From the Military Order of the Purple Heart Web page.

A recent article in the military press alluded to the possibility that the Purple Heart Medal might be awarded in cases of Post Traumatic Stress Disorder, (PTSD), as being under consideration by the Office of the Secretary of Defense, the Honorable Robert Gates.

A spokesman for the Military Order of the Purple Heart, (MOPH), was quoted as saying, “The Purple Heart Medal is awarded to those Combat Wounded men and women, who as Members of the Armed Forces, shed blood by an instrument of war in the hands of an enemy of the United States of America.

” Our Founding Father, General George Washington, conceived the Medal of Merit and awarded this medal in 1782 to three stalwart soldiers during the Revolutionary War.
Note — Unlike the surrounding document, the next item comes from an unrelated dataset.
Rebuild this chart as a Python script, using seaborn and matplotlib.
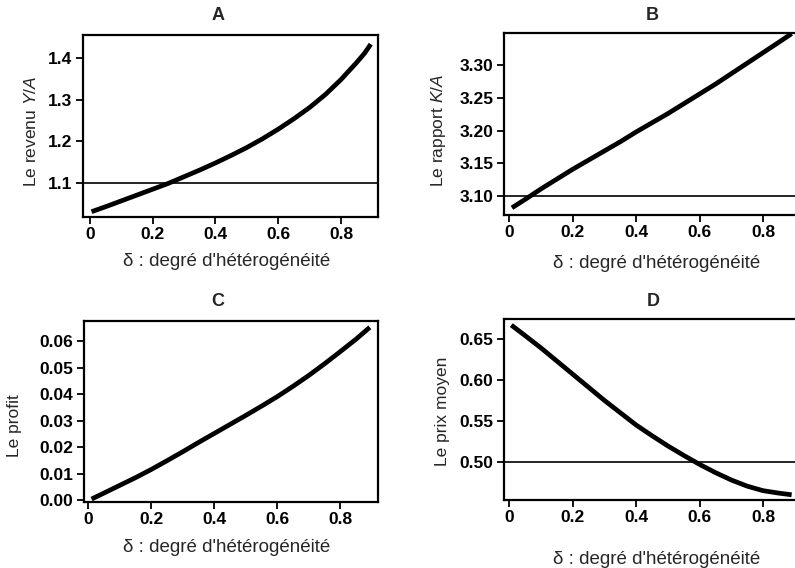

In 1932, General Douglas MacArthur returned the honored tradition of awarding the Purple Heart and gave it the dignity it deserves as we march forward in the war against terrorism.

The MOPH takes issue with recent attempts to degrade the basic requirements and considerations for the award to include diagnosed illness, disease, and non-combat injuries suffered or incurred in combatant theatres of operations.

Re: Purple Heart for PTSD

Vietnam Veterans and those before us who have PTSD never considered nor requested a look at receiving the Purple Heart issued to those who shed their blood on the battlefield.

It seems to me that those who have PTSD under the current confirtation are medal hungry and should be ashamed of themselves.

We can not allow the deteriation of the oldest medal, the Purple Heart to be handed out like some kind of candy. It is bad enough that medals are at times issued for no reason.

Re: Purple Heart for PTSD

As I read it the Award will only cover the New guys.

As I also see it this is not the idea of the Afghan or Iraqi Veterans or any of their Groups. Its the idea of someone in the Employ of the Government and I think its just another fishing trip to get a quick fix and attempt to save Money not to mention the fact of trying to turn one group of veterans against another.

Re: Purple Heart for PTSD

my answser is still "NO". This will degrade an award that is the oldest enlisted soldiers award handed out by George Washington.